The Portman Chapel was constructed in 1779 as a chapel for the newly laid out Portman Estate, which fell within the parish of St Marylebone. In 1831 the church became the parish church of St Paul. It was rebuilt and expanded in 1870 and in 1901 was reconsecrated as the parish church of St Paul, Portman Square. After World War II the population of the area decreased and the parish was united to All Souls’ Langham Place. The church was closed and demolished in 1972. Records of the parish of St Paul Portman Square include baptisms (1888-1986), marriages (1899-1988) and banns are at London Metropolitan Archives, Ref: P89/PAU3.

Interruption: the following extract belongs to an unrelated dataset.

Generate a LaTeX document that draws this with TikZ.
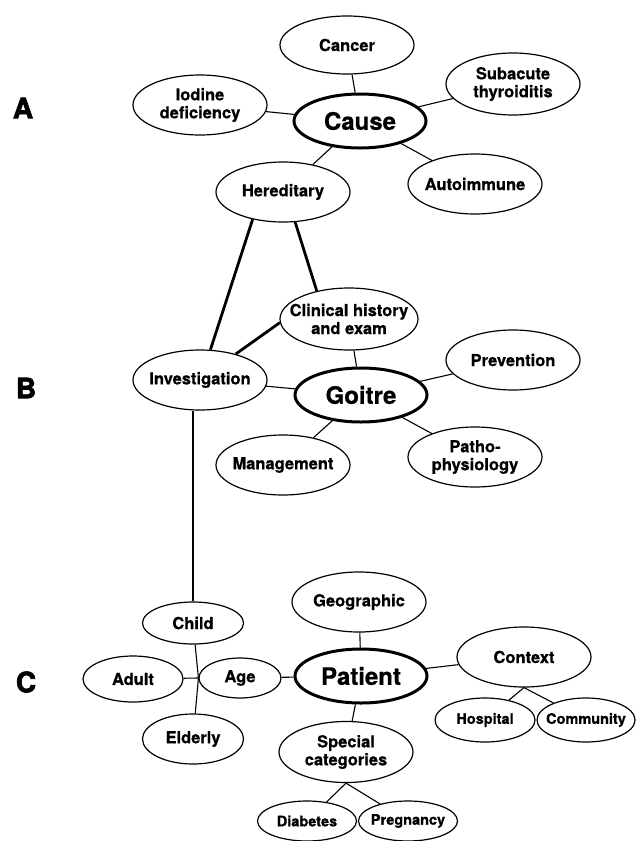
\documentclass[tikz,border=0pt]{standalone}
\usepackage{fontspec}
\setmainfont{TeX Gyre Heros}[BoldFeatures={FakeBold=0.7}]
\newfontfamily\tagfont{TeX Gyre Heros}[BoldFeatures={FakeBold=2.5}]
\usepackage{tikz}
\usetikzlibrary{shapes.geometric}
\definecolor{ink}{HTML}{000000}
\tikzset{
  bub/.style={ellipse, draw=ink, line width=1.2pt, minimum width=134pt, minimum height=60pt, inner xsep=-25pt, inner ysep=0pt, align=center, text=ink, font=\bfseries\fontsize{16.5}{18}\selectfont},
  sbub/.style={bub, minimum width=100pt, minimum height=44pt, font=\bfseries\fontsize{14.5}{16}\selectfont},
  hub/.style={bub, line width=3pt, minimum width=132pt, minimum height=54pt, font=\bfseries\fontsize{24}{26}\selectfont},
  con/.style={draw=ink, line width=1.1pt},
  thk/.style={draw=ink, line width=2.8pt},
  tag/.style={inner sep=0pt, text=ink, font=\tagfont\bfseries\fontsize{28}{28}\selectfont},
}

\begin{document}
\begin{tikzpicture}[x=1pt, y=-1pt]
    \useasboundingbox (0,0) rectangle (643,841);

    % A: causa
    \node[tag] (ta) at (23,108) {A};
    \node[hub] (cause) at (360,121) {Cause};
    \node[bub, minimum height=58pt] (cancer) at (347,45) {Cancer};
    \node[bub] (iodine) at (200,105) {Iodine\\deficiency};
    \node[bub, minimum height=62pt] (subacute) at (513,84) {Subacute\\thyroiditis};
    \node[bub] (autoimmune) at (475,184) {Autoimmune};
    \node[bub] (hereditary) at (283,192) {Hereditary};
    \foreach \n in {cancer,iodine,subacute,autoimmune,hereditary}{
      \draw[con] (cause) -- (\n);
    }

    % B: goitre
    \node[tag] (tb) at (26,388) {B};
    \node[hub] (goitre) at (361,395) {Goitre};
    \node[bub, minimum width=138pt, minimum height=62pt] (clinical) at (349,319) {Clinical history\\and exam};
    \node[bub] (investigation) at (200,380) {Investigation};
    \node[bub] (prevention) at (513,360) {Prevention};
    \node[bub] (management) at (283,465) {Management};
    \node[bub] (patho) at (475,457) {Patho-\\physiology};
    \foreach \n in {clinical,investigation,prevention,management,patho}{
      \draw[con] (goitre) -- (\n);
    }

    % C: paciente
    \node[tag] (tc) at (26,682) {C};
    \node[hub] (patient) at (361,676) {Patient};
    \node[bub] (geographic) at (359,602) {Geographic};
    \node[bub, minimum width=101pt, minimum height=42pt] (child) at (193,623) {Child};
    \node[bub, minimum width=100pt, minimum height=46pt] (adult) at (133,679) {Adult};
    \node[bub, minimum width=82pt, minimum height=40pt] (age) at (240,678) {Age};
    \node[bub, minimum width=101pt, minimum height=50pt] (elderly) at (193,739) {Elderly};
    \node[bub] (context) at (524,657) {Context};
    \node[sbub] (hospital) at (485,720) {Hospital};
    \node[sbub, minimum width=98pt] (community) at (586,720) {Community};
    \node[bub, minimum height=61pt] (special) at (346,752) {Special\\categories};
    \node[sbub, minimum width=99pt, minimum height=40pt] (diabetes) at (307,821) {Diabetes};
    \node[sbub, minimum width=99pt, minimum height=40pt] (pregnancy) at (408,821) {Pregnancy};
    \foreach \n in {geographic,age,context,special}{
      \draw[con] (patient) -- (\n);
    }
    \foreach \n in {child,adult,elderly}{ \draw[con] (\n) -- (age.west); }
    \foreach \n in {hospital,community}{ \draw[con] (context.south) -- (\n); }
    \foreach \n in {diabetes,pregnancy}{ \draw[con] (special.south) -- (\n); }

    % enlaces gruesos
    \draw[thk] (hereditary.-138) -- (investigation.71);
    \draw[thk] (hereditary.-68) -- (clinical.139);
    \draw[thk] (investigation.36) -- (clinical.183);
    \draw[thk] (investigation.south -| child.north) -- (child.north);
\end{tikzpicture}
\end{document}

The chapel should not be confused with the Portland Chapel, Great Portland Street, which was also renamed St Paul’s.

St Paul, Rossmore Road, Lisson Grove (St Paul’s Chapel)

This church began as St Paul’s Chapel, built in 1837-1838 soon after the closure of the Bentinck Chapel in Lisson Street. After the Second World War, the parish was united with Emmanuel, Maida Hill, and St Matthew, Maida Hill, to form the parish of St Paul with St Matthew and Emmanuel. In 1971 this parish was united with Christ Church, Cosway Street. St Paul’s Church became one of the parish churches of the parish of Christ Church and St Paul, St Marylebone, until it was closed in September 1977. Records of the parish of St Paul, Rossmore Road include: baptisms (1839-1989); marriages 1860-1958) and banns are at London Metropolitan Archives, Ref: P89/PAU2.

St Peter, Vere Street

St Peter’s, constructed in 1724, was known as the Oxford Chapel, becoming St Peter’s in 1832. The church never had a parish, but was a chapel-of-ease to All Souls, Langham Place. Records of the parish of St Peter Vere Street include baptisms (1916-1976) and marriages (1736-1984) and are at London Metropolitan Archives, Ref: P89/PET.

St Stephen the Martyr, Avenue Road, Hampstead

St Stephen’s Church, Avenue Road was consecrated in 1849 and became a parish in 1856. Although the church was situated in Hampstead, most of its parish lay within St Marylebone. From 1941, St Stephen’s parish was grouped administratively with St Barnabas, Bell Street, Christ Church, Cosway Street, and St John’s Wood Chapel. In 1945 St Stephen’s parish was split, some going to Hampstead with the St Marylebone part forming a new parish called St John’s Wood with St John’s Wood Chapel. Records of the parish of St Stephen the Martyr include baptisms (1913-1945) and marriages (1856-1930) and are at London Metropolitan Archives, Ref: P89/STE1.

St Thomas, Portman Square

The parish of St Thomas Portman Square was created from the parish of St Marylebone, Marylebone Road in 1858. The church was demolished in 1931. Records of the parish of St Thomas include baptisms (1858-1916) and marriages (1858-1930) are at London Metropolitan Archives, Ref: P89/TMS.